In 1620, Zug, like other Swiss cantons, operated within a complex and fragmented monetary landscape. It did not mint its own coins but relied heavily on the currency systems of its powerful neighbours and trade partners. The primary large-denomination coins in circulation were foreign: the gold
Gulden from the Holy Roman Empire, the silver
Taler (or Thaler), and various silver
Kreuzers. These coins entered Zug through trade, mercenary service (a major source of income for Swiss men), and payments from foreign powers. Their value, however, was not stable, creating constant challenges for commerce and public finance.
The canton’s authorities faced the perpetual task of setting and adjusting the official exchange rates (
Tarife) between these many foreign coins and the smaller local units of account used in daily market transactions. The most important of these units was the
Pfennig, with 4 Pfennig making a
Batzen and 15 Batzen (or 60 Pfennig) theoretically equalling one
Schilling. In practice, the Schilling was a money of account used for bookkeeping, not a physical coin. The constant inflow of coins of varying silver content from France, Italy, and the German states led to frequent official re-evaluations to prevent the outflow of good coinage (Gresham’s Law) and to stabilise local prices.

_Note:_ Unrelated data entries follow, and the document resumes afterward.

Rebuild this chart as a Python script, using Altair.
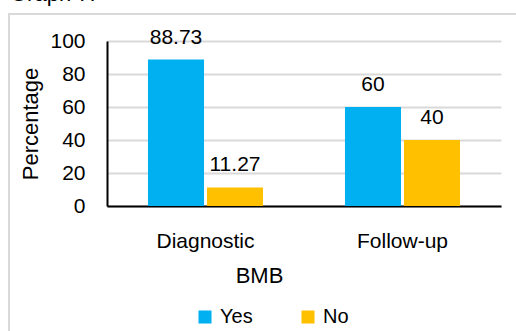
import altair as alt
import pandas as pd

# BMB result shares by visit type
visits = ["Diagnostic", "Follow-up"]
answers = ["Yes", "No"]
yes_pct = [88.73, 60]
no_pct = [11.27, 40]
colors = ["#00B0F0", "#FFC000"]
y_ticks = [0, 20, 40, 60, 80, 100]

rows = []
for i, v in enumerate(visits):
    rows.append({"BMB": v, "Answer": "Yes", "Percentage": yes_pct[i]})
    rows.append({"BMB": v, "Answer": "No", "Percentage": no_pct[i]})
df = pd.DataFrame(rows)

FONT = "Liberation Sans"
common_axis = dict(
    labelFont=FONT,
    labelFontSize=21,
    labelColor="black",
    titleFont=FONT,
    titleFontSize=22,
    titleColor="black",
    titleFontWeight="normal",
    ticks=False,
    domainColor="black",
    domainWidth=2,
)

x_enc = alt.X(
    "BMB:N",
    sort=visits,
    scale=alt.Scale(paddingInner=0.416, paddingOuter=0.208),
    axis=alt.Axis(
        title="BMB",
        labelAngle=0,
        labelPadding=24,
        grid=False,
        titleX=152,
        titleY=76,
        titleBaseline="alphabetic",
        titleAlign="center",
        **common_axis,
    ),
)
xoff = alt.XOffset("Answer:N", sort=answers, scale=alt.Scale(paddingInner=0.05))
y_enc = alt.Y(
    "Percentage:Q",
    scale=alt.Scale(domain=[0, 100]),
    axis=alt.Axis(
        values=y_ticks,
        labelPadding=22,
        labelOverlap=False,
        gridColor="#d9d9d9",
        gridWidth=2,
        title="Percentage",
        titleX=-77,
        titleY=82.5,
        titleAlign="center",
        titleBaseline="middle",
        titleAngle=-90,
        **common_axis,
    ),
)
color = alt.Color(
    "Answer:N",
    sort=answers,
    scale=alt.Scale(domain=answers, range=colors),
    legend=alt.Legend(
        title=None,
        orient="none",
        direction="horizontal",
        legendX=88,
        legendY=266,
        symbolType="square",
        symbolSize=170,
        symbolStrokeWidth=0,
        symbolOpacity=1,
        labelFontSize=20,
        labelFont=FONT,
        labelColor="black",
        labelOffset=5,
        columnPadding=45,
        padding=0,
    ),
)

bars = alt.Chart(df).mark_bar().encode(x=x_enc, xOffset=xoff, y=y_enc, color=color)

labels = alt.Chart(df).mark_text(
    baseline="alphabetic", dy=-16, fontSize=21, font=FONT, color="black"
).encode(
    x=x_enc,
    xOffset=xoff,
    y=y_enc,
    text=alt.Text("Percentage:Q"),
)

frame_df = pd.DataFrame({"k": [0]})
frame = alt.Chart(frame_df).mark_rect(
    fill=None, stroke="#d9d9d9", strokeWidth=2
).encode(
    x=alt.value(-98), x2=alt.value(600), y=alt.value(-27), y2=alt.value(400)
)

heading = alt.Chart(frame_df).mark_text(
    align="left", baseline="alphabetic", fontSize=22, font=FONT, color="black"
).encode(x=alt.value(-97), y=alt.value(-40), text=alt.value("Graph 7:"))

chart = (
    alt.layer(frame, bars, labels, heading)
    .properties(
        width=394,
        height=165,
        autosize=alt.AutoSizeParams(type="none"),
        padding={"left": 107, "top": 41, "right": 15, "bottom": 125},
        background="white",
    )
    .configure_view(stroke=None)
)

chart.save("out.html", embed_options={"renderer": "svg", "actions": False})
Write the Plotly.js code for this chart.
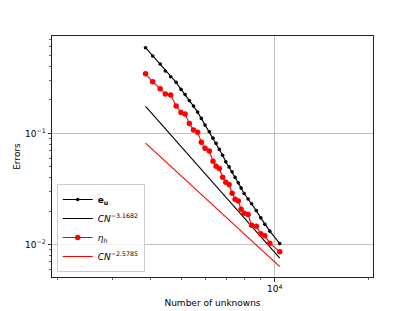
<!DOCTYPE html>
<html>
<head>
<meta charset="utf-8">
<script src="https://cdn.plot.ly/plotly-3.0.1.min.js"></script>
<style>html,body{margin:0;padding:0;background:#fff;}#chart{width:415px;height:311px;}</style>
</head>
<body>
<div id="chart"></div>
<script>
// Number of unknowns (shared by both error series)
const unknowns = [3843, 4052, 4282, 4450, 4628, 4819, 4997, 5151, 5313, 5481, 5650, 5807,
  5968, 6161, 6331, 6478, 6634, 6798, 6960, 7132, 7293, 7456, 7635, 7795, 7970, 8210,
  8424, 8721, 9016, 9288, 9637, 10377];
// Error e_u
const errU = [0.5903, 0.4970, 0.4210, 0.3642, 0.3235, 0.2880, 0.2490, 0.2236, 0.1974, 0.1762,
  0.1555, 0.1365, 0.1188, 0.1034, 0.0907, 0.0813, 0.0718, 0.0637, 0.0555, 0.0500, 0.0451,
  0.0402, 0.0359, 0.0322, 0.0288, 0.0257, 0.0233, 0.0202, 0.0174, 0.0152, 0.0132, 0.0102];
// Estimator eta_h
const etaH = [0.3442, 0.2916, 0.2522, 0.2259, 0.2213, 0.1762, 0.1546, 0.1492, 0.1231, 0.1071,
  0.1027, 0.0835, 0.0737, 0.0693, 0.0563, 0.0507, 0.0484, 0.0404, 0.0364, 0.0347, 0.0290,
  0.0256, 0.0246, 0.0208, 0.0191, 0.0186, 0.0149, 0.0146, 0.0125, 0.0120, 0.0103, 0.0086];
// Reference rate lines (end points)
const fitUx = [3843, 10377];
const fitUy = [0.1751, 0.00755];
const fitEtaX = [3843, 10377];
const fitEtaY = [0.0818, 0.00632];
// Labels
const labels = ['<b>e</b><sub><b>u</b></sub>', '<i>CN</i><sup>−3.1682</sup>',
  '<i>η</i><sub><i>h</i></sub>', '<i>CN</i><sup>−2.5785</sup>'];
const xTickVals = [10000];
const xTickText = ['10<sup>4</sup>'];
const xMinor = [2000, 3000, 4000, 5000, 6000, 7000, 8000, 9000, 20000];
const yTickVals = [0.01, 0.1];
const yTickText = ['10<sup>−2</sup>', '10<sup>−1</sup>'];
const yMinor = [0.006, 0.007, 0.008, 0.009, 0.02, 0.03, 0.04, 0.05, 0.06, 0.07, 0.08, 0.09,
  0.2, 0.3, 0.4, 0.5, 0.6, 0.7];

const traces = [
  {x: unknowns, y: errU, name: labels[0], mode: 'lines+markers',
   line: {color: '#000000', width: 1.1}, marker: {color: '#000000', size: 3.6}},
  {x: fitUx, y: fitUy, name: labels[1], mode: 'lines',
   line: {color: '#000000', width: 1.1}},
  {x: unknowns, y: etaH, name: labels[2], mode: 'lines+markers',
   line: {color: '#ff0000', width: 1.1}, marker: {color: '#ff0000', size: 5.5}},
  {x: fitEtaX, y: fitEtaY, name: labels[3], mode: 'lines',
   line: {color: '#ff0000', width: 1.1}}
];

const axisCommon = {
  type: 'log', showline: true, linecolor: '#222', linewidth: 1, mirror: true,
  ticks: 'outside', ticklen: 3.5, tickwidth: 0.8, tickcolor: '#000',
  showgrid: true, gridcolor: '#b0b0b0', gridwidth: 0.8, zeroline: false,
  tickmode: 'array', tickfont: {family: 'DejaVu Sans', size: 9, color: '#000'}
};

const layout = {
  width: 415, height: 311,
  margin: {l: 52, r: 41.7, t: 36, b: 34.3},
  paper_bgcolor: '#fff', plot_bgcolor: '#fff',
  font: {family: 'DejaVu Sans', size: 9, color: '#000'},
  showlegend: true,
  xaxis: Object.assign({}, axisCommon, {
    range: [3.284, 4.3157], tickvals: xTickVals, ticktext: xTickText,
    minor: {tickmode: 'array', tickvals: xMinor, ticks: 'outside', ticklen: 2, tickwidth: 0.6, tickcolor: '#000', showgrid: false},
    title: {text: 'Number of unknowns', font: {family: 'DejaVu Sans', size: 9, color: '#000'}, standoff: 6}
  }),
  yaxis: Object.assign({}, axisCommon, {
    range: [-2.2919, -0.1234], tickvals: yTickVals, ticktext: yTickText,
    minor: {tickmode: 'array', tickvals: yMinor, ticks: 'outside', ticklen: 2, tickwidth: 0.6, tickcolor: '#000', showgrid: false},
    title: {text: 'Errors', font: {family: 'DejaVu Sans', size: 9, color: '#000'}, standoff: 2}
  }),
  legend: {
    x: 0.0146, y: 0.021, xanchor: 'left', yanchor: 'bottom',
    bgcolor: 'rgba(255,255,255,0.8)', bordercolor: '#cccccc', borderwidth: 1,
    font: {family: 'DejaVu Sans', size: 9, color: '#000'},
    itemwidth: 30, tracegroupgap: 0
  }
};

Plotly.newPlot('chart', traces, layout, {displayModeBar: false, staticPlot: true});
</script>
</body>
</html>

This monetary fragmentation mirrored the political reality of the Old Swiss Confederacy, where each canton managed its own economic affairs. For the farmers, craftspeople, and officials of Zug in 1620, this meant daily commerce required careful attention to both the type and the wear of each coin. The outbreak of the Thirty Years’ War (1618-1648) in neighbouring regions would soon exacerbate these difficulties, leading to increased monetary chaos, inflationary pressures, and a greater reliance on debased foreign coinage, setting the stage for a period of significant economic strain in the decades to follow.